Reduct, a company specializing in document processing for AI, secured a significant deal with a large "fan company" just 154 days after their YC batch. This fan company had previously failed to build an internal solution for years, trying various open-source tools and OCR solutions like AWS Tesseract. Reduct's product excellence allowed them to win the deal, despite having to navigate internal politics, as highlighted in the MIT paper. Their solution has been in production for over a year, demonstrating successful external AI implementation.
The Type of Enterprise Employee You Should Find as a Founder (13:39 - 14:39)

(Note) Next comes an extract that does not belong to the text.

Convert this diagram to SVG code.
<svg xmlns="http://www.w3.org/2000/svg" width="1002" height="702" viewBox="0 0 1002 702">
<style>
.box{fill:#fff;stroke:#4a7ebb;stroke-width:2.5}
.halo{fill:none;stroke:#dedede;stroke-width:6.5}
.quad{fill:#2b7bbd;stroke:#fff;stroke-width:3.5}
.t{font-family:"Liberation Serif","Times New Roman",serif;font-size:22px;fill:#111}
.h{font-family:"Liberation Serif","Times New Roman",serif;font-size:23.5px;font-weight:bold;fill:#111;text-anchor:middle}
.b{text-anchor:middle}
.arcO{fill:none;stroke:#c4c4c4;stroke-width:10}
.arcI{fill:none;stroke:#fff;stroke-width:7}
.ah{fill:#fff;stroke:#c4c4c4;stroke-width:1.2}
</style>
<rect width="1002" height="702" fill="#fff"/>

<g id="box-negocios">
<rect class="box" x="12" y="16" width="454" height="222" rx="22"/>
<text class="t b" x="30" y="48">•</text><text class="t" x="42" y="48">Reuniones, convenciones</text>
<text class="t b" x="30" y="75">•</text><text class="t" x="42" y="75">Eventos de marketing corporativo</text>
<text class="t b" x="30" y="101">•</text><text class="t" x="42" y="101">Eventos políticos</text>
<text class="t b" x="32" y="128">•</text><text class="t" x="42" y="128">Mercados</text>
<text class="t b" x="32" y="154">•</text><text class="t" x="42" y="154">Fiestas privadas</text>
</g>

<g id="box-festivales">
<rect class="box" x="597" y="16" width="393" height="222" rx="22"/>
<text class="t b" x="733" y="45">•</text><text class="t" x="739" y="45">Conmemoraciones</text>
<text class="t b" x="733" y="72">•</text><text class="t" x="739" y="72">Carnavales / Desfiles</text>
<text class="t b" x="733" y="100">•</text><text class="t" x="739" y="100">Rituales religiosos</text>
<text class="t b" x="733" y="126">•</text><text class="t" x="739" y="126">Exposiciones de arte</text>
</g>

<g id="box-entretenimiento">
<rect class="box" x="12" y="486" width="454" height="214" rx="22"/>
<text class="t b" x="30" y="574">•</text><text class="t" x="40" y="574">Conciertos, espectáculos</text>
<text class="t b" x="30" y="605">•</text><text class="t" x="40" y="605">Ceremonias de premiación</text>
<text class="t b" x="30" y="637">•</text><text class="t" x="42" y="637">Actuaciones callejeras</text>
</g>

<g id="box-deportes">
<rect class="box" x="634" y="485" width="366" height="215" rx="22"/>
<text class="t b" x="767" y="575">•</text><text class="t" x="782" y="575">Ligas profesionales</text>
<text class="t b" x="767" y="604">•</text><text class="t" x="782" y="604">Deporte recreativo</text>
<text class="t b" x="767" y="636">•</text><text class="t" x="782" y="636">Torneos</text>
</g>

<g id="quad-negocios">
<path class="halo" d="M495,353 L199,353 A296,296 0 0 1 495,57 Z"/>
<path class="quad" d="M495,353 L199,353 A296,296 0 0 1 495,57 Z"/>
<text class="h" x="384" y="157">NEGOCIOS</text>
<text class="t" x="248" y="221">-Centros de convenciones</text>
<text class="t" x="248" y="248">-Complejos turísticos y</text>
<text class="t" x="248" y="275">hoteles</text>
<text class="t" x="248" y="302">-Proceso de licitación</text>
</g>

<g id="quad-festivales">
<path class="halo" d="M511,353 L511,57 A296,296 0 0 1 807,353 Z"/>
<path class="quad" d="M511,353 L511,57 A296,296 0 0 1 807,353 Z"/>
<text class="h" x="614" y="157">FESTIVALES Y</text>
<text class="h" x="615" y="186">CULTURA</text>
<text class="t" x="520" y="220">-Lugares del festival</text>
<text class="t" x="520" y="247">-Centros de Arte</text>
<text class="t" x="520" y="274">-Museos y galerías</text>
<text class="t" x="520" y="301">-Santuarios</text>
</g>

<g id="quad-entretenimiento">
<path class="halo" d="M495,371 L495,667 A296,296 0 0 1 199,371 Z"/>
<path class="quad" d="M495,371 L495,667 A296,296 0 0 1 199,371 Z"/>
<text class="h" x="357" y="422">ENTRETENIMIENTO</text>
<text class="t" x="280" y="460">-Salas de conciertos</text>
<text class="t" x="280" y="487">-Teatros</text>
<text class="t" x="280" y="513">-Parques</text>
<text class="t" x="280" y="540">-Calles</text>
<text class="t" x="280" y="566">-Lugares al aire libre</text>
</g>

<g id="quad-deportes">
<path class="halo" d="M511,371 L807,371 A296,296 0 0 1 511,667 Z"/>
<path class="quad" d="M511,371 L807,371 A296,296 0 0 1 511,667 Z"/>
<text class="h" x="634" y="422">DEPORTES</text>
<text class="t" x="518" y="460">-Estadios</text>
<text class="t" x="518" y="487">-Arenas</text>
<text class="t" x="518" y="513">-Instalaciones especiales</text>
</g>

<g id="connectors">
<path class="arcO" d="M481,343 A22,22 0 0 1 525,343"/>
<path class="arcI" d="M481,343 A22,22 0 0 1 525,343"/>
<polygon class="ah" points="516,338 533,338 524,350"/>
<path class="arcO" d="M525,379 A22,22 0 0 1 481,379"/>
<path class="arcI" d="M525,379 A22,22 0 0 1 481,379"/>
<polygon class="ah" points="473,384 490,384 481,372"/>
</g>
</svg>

To succeed in selling to large enterprises, startups should identify and befriend internal champions. These champions are often individuals who secretly harbor startup dreams but are too risk-averse to pursue them. They can live vicariously through the startup's journey and are motivated to see the startup succeed, helping navigate internal politics. Startups should also maintain authenticity rather than trying to mimic the formality of large corporations.
Meet Founders Who’ve Been Acquired by Enterprises (14:39 - 15:25)
Another effective tactic is to seek out founders whose companies were acquired by large enterprises. These individuals, now embedded within the larger company, can act as powerful advocates and guides. Examples include a YC company, Q, acquired by Apple, which helped Triple Bite work with Apple, and a founder who sold his company to Oracle, assisting with procurement and providing an internal playbook for a pilot program. This "pay it forward" culture is a unique aspect of Silicon Valley.
Enterprise/Startup Tension and Symbiosis (15:25 - 19:40)
The MIT paper also reveals an overwhelming demand from enterprises for AI adoption and a greater willingness to bet on new startups. While enterprises would prefer to buy from established software companies, these companies often cannot build the necessary products. This inability stems from internal engineering teams that are skeptical of AI and codegen tools, hindering internal development. This creates an opportunity for startups to provide solutions that enterprises cannot build themselves. The panelists encourage engineers to overcome their skepticism and embrace AI tools, as they can significantly boost productivity. The discussion also touches on the misinterpretation of expert opinions, where some may selectively hear that AI is "overhyped" instead of recognizing the vast opportunities for building supporting tools and infrastructure.
The exciting takeaway is the immense opportunity to rebuild existing systems to be AI-native, creating numerous opportunities for founders. A key quote from an enterprise buyer highlights that once time is invested in training an AI system, switching costs become prohibitive, creating a strong "moat" for successful AI solutions. The video concludes by reiterating that while AI implementation is hard, successful startups, often from YC, demonstrate that highly skilled product people and engineers can achieve success, understanding both technology and human needs. This is good news for founders, as they can be part of the successful 5% if they are truly excellent.